In a rare solo address from the White House, the First Lady made her most forceful public denial yet. But not everyone is convinced it was really about her.
It was the kind of statement that, when it started, left even White House staffers unsure what was coming. On Thursday afternoon, First Lady Melania Trump stepped in front of cameras in the Cross Hall of the White House and delivered an unscripted-feeling, nearly six-minute address categorically denying any meaningful connection to Jeffrey Epstein the deceased sex offender whose social circles once overlapped with some of the most powerful people in America.
Her message was direct: she was not Epstein’s victim, she had never been on his plane, never visited his private island, and her name had never appeared in court documents, victim statements, or FBI interviews related to his crimes. She acknowledged meeting him once in 2000 at an event she attended with Donald Trump, and described a 2002 email she sent to Epstein’s convicted accomplice Ghislaine Maxwell as nothing more than “casual correspondence.” President Trump reportedly told journalists he hadn’t known the statement was coming.

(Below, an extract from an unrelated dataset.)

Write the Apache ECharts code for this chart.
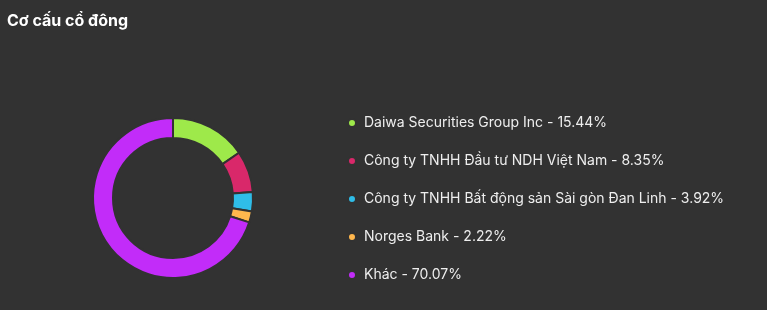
<!DOCTYPE html>
<html><head><meta charset="utf-8">
<script src="https://cdn.jsdelivr.net/npm/echarts@6/dist/echarts.min.js"></script>
<style>html,body{margin:0;padding:0;background:#323232;}#c{width:767px;height:310px;}</style>
</head><body><div id="c"></div>
<script>
const names = ['Daiwa Securities Group Inc', 'Công ty TNHH Đầu tư NDH Việt Nam', 'Công ty TNHH Bất động sản Sài gòn Đan Linh', 'Norges Bank', 'Khác'];
const values = [15.44, 8.35, 3.92, 2.22, 70.07];
const colors = ['#9ee94a', '#d9286a', '#2fbde8', '#ffb74d', '#c22cf9'];
const title = 'Cơ cấu cổ đông';

const chart = echarts.init(document.getElementById('c'));
chart.setOption({
  backgroundColor: '#323232',
  animation: false,
  color: colors,
  title: { text: title, left: 2, top: 8, textStyle: { color: '#ffffff', fontSize: 16, fontWeight: 'bold', fontFamily: 'Inter' } },
  legend: {
    orient: 'vertical', left: 342, top: 111, itemWidth: 8, itemHeight: 8, itemGap: 24, icon: 'circle',
    textStyle: { color: '#eeeeee', fontSize: 14, fontFamily: 'Inter', padding: [0,0,0,3] },
    formatter: function (n) { const i = names.indexOf(n); return n + ' - ' + values[i].toFixed(2) + '%'; }
  },
  series: [{
    type: 'pie', center: [173, 198], radius: [60, 80], startAngle: 90, clockwise: true,
    label: { show: false }, labelLine: { show: false },
    itemStyle: { borderColor: '#323232', borderWidth: 2 },
    data: names.map((n, i) => ({ name: n, value: values[i] }))
  }]
});
</script></body></html>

“The lies linking me with the disgraceful Jeffrey Epstein need to end today.” — First Lady Melania Trump, April 9, 2026
The timing is hard to ignore. Just one day earlier, the Department of Justice confirmed that former Attorney General Pam Bondi fired by Trump on April 2 amid growing frustration over her handling of the Epstein files — would not comply with a congressional subpoena to testify before the House Oversight Committee on April 14. Democrats swiftly threatened contempt charges and vowed to pursue her deposition regardless of her employment status.
The statement drew bipartisan praise for Melania’s call for a public congressional hearing focused on Epstein survivors — both Republican Rep. Nancy Mace of South Carolina and Democratic Rep. Robert Garcia of California endorsed the idea within hours. But a group of Epstein survivors responded critically, arguing the statement shifted focus and responsibility onto victims who had already come forward at great personal cost. “Survivors have done their part,” their statement read. “Now it’s time for those in power to do theirs.”
The Epstein saga remains one of the most combustible stories in Washington, one that has survived administrations, news cycles, and congressional investigations without producing a single additional criminal charge beyond Epstein and Maxwell themselves.